Description of the task: Without the pictures, retype exactly the lines from the top of the entries below through the line that contains "import * as".

Recorded data
>>>>>

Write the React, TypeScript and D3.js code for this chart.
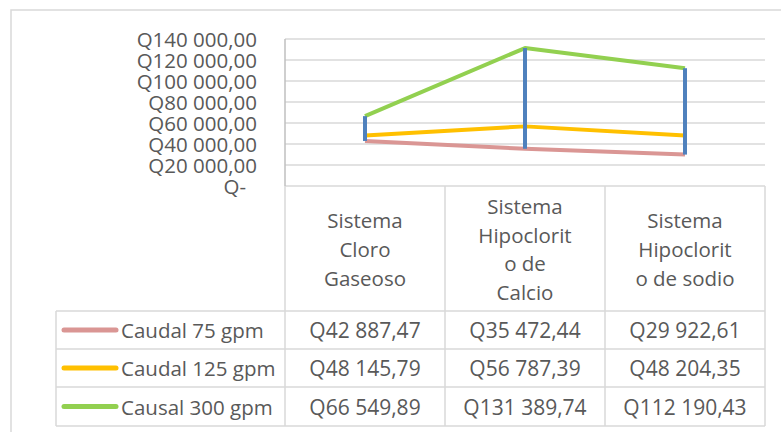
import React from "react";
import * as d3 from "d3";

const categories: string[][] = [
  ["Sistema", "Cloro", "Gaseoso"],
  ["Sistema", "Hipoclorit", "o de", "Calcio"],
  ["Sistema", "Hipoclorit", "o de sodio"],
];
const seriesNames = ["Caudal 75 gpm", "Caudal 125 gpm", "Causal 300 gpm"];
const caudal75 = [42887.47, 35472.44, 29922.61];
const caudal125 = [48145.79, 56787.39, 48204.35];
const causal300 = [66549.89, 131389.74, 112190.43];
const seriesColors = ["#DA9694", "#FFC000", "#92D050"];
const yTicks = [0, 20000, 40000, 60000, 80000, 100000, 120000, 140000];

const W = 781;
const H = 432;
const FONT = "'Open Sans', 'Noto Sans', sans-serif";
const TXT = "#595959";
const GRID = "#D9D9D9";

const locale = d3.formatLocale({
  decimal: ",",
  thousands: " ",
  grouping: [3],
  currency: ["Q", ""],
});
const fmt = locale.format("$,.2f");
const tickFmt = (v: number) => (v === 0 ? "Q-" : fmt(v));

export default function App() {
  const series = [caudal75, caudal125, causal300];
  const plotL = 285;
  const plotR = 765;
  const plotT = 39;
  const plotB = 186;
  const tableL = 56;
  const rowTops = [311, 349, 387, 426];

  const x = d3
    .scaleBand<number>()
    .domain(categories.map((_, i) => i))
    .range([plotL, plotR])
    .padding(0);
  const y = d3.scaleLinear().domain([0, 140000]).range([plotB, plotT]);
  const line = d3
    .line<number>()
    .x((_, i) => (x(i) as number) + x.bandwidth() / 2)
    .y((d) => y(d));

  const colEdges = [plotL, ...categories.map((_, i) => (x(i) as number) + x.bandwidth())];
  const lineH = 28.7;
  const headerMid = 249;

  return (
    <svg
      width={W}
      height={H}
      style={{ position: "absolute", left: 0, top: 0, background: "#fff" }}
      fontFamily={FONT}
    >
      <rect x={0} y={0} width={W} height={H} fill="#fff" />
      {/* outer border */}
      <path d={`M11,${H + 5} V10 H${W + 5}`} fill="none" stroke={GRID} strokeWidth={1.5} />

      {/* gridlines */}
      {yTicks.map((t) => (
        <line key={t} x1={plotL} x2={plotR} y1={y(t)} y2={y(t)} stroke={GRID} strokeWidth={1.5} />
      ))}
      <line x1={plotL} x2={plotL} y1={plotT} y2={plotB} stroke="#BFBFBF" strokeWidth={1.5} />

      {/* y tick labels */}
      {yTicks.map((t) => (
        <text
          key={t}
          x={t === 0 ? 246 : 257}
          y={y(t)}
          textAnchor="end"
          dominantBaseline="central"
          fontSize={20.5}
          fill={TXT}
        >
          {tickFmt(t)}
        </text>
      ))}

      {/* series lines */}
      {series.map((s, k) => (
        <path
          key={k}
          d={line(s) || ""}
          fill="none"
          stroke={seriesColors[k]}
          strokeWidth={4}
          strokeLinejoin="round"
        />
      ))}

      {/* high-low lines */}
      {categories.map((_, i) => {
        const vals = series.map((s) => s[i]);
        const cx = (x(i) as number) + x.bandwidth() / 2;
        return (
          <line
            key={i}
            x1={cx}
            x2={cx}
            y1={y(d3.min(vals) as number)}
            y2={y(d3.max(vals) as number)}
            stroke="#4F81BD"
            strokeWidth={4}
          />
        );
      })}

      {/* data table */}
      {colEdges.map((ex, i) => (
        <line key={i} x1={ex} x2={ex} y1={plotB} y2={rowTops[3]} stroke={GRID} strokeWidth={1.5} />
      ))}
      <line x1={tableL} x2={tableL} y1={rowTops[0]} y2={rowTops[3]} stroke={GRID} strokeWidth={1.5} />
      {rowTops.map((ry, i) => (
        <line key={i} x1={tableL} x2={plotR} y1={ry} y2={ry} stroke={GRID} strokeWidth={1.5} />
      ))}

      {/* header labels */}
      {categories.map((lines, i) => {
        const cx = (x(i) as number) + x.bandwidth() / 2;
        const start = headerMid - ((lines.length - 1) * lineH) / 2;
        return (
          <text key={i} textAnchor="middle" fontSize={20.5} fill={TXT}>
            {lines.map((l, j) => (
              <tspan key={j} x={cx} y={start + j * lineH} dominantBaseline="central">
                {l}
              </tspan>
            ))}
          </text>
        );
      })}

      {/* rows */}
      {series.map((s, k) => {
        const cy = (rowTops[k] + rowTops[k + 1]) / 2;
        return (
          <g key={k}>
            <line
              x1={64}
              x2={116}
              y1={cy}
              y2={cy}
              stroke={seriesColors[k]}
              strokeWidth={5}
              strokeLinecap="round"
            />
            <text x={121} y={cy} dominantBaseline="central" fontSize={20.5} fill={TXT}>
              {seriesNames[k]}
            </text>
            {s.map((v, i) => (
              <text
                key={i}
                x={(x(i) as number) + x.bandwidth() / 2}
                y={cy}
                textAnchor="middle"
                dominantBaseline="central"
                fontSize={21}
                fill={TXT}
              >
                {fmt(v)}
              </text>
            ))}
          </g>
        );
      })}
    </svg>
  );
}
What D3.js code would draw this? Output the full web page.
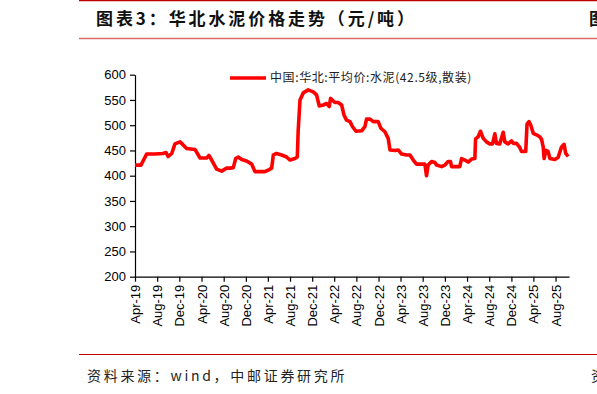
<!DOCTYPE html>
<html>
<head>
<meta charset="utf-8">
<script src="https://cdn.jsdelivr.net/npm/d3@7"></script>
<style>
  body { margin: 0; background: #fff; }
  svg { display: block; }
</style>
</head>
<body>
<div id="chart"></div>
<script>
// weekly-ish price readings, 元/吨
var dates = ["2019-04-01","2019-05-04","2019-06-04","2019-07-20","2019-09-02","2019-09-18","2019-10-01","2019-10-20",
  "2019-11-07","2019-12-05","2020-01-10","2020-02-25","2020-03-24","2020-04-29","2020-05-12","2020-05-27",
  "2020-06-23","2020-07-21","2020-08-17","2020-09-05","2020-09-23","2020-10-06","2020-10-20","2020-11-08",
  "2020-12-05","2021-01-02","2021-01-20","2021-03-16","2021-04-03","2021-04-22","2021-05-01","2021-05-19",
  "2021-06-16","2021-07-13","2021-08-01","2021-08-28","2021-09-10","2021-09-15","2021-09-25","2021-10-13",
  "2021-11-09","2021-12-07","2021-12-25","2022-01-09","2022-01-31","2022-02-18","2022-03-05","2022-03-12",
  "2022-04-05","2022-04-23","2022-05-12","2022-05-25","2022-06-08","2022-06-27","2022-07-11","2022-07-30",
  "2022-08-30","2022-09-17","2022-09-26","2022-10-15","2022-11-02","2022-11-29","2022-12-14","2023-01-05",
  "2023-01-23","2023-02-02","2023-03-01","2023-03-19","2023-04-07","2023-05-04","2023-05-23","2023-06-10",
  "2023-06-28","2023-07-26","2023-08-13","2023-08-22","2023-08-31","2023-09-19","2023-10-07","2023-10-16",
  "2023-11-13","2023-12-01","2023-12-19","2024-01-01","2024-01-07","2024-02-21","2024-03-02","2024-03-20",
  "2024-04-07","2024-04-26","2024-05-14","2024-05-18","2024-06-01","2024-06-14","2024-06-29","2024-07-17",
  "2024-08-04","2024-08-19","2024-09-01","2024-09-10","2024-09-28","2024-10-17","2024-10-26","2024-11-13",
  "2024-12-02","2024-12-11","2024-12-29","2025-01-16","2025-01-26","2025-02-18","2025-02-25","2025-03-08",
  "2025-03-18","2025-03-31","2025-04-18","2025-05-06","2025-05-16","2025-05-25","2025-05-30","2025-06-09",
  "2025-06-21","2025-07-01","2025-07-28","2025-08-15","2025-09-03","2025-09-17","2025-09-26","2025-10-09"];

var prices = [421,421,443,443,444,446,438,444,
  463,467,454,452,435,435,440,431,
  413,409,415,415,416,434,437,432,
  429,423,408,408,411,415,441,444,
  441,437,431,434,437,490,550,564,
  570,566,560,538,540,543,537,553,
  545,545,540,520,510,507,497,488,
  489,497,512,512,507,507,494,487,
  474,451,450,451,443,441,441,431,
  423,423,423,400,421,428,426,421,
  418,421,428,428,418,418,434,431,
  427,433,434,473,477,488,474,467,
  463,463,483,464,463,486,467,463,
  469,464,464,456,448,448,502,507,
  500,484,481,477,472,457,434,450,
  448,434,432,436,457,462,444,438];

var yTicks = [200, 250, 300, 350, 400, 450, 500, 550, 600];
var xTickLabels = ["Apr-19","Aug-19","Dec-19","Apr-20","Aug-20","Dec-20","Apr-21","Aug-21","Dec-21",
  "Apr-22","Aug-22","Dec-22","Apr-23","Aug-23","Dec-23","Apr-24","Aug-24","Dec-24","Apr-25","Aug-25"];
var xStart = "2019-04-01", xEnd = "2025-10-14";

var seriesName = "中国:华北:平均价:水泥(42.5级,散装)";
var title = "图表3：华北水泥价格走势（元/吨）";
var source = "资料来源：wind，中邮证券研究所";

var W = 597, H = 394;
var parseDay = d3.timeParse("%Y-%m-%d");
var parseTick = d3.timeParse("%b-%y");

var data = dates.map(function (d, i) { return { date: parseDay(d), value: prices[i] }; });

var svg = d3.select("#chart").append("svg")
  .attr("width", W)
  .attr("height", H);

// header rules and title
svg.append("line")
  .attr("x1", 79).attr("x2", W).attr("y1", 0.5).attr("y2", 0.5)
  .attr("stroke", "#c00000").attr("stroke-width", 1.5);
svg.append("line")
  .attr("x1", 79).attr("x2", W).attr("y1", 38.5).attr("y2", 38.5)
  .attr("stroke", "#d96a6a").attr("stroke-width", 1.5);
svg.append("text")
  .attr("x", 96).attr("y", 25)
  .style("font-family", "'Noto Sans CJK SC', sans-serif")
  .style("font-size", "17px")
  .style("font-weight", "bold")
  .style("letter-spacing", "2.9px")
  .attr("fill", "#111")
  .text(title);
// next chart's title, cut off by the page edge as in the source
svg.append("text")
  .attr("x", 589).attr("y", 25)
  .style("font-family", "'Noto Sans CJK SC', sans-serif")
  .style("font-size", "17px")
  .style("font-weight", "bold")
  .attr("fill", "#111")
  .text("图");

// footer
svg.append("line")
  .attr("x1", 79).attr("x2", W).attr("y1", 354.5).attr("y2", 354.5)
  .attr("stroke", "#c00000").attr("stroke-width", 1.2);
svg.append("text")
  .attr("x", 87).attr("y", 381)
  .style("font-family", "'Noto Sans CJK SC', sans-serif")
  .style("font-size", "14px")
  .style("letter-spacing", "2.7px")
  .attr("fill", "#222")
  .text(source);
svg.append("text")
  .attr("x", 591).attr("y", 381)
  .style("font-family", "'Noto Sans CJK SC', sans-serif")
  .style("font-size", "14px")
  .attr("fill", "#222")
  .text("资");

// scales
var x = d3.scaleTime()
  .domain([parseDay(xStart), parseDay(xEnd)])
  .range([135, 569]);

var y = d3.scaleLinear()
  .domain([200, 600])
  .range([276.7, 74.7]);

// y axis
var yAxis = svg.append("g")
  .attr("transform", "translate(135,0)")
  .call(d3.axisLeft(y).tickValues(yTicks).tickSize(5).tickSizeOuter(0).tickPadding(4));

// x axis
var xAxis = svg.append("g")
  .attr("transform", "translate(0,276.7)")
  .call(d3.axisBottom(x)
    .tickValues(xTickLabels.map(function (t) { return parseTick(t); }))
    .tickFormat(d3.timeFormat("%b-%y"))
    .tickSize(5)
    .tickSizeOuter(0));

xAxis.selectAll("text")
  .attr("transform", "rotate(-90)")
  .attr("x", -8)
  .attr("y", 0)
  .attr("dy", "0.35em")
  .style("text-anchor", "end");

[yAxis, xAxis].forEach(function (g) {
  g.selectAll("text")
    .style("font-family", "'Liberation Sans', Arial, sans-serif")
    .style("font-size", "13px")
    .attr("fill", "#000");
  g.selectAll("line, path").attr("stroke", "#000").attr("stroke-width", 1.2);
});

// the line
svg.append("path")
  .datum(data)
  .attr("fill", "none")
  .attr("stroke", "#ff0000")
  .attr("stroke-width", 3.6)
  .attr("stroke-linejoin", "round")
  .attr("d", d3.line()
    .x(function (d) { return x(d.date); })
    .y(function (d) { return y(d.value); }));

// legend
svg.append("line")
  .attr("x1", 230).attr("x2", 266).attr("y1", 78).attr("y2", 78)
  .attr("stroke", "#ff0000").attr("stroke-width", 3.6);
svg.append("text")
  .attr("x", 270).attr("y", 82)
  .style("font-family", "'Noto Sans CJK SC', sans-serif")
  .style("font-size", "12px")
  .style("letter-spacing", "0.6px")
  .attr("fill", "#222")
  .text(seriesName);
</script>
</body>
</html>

<<<<<

Response to the exercise:
Write the React, TypeScript and D3.js code for this chart.
import React from "react";
import * as d3 from "d3";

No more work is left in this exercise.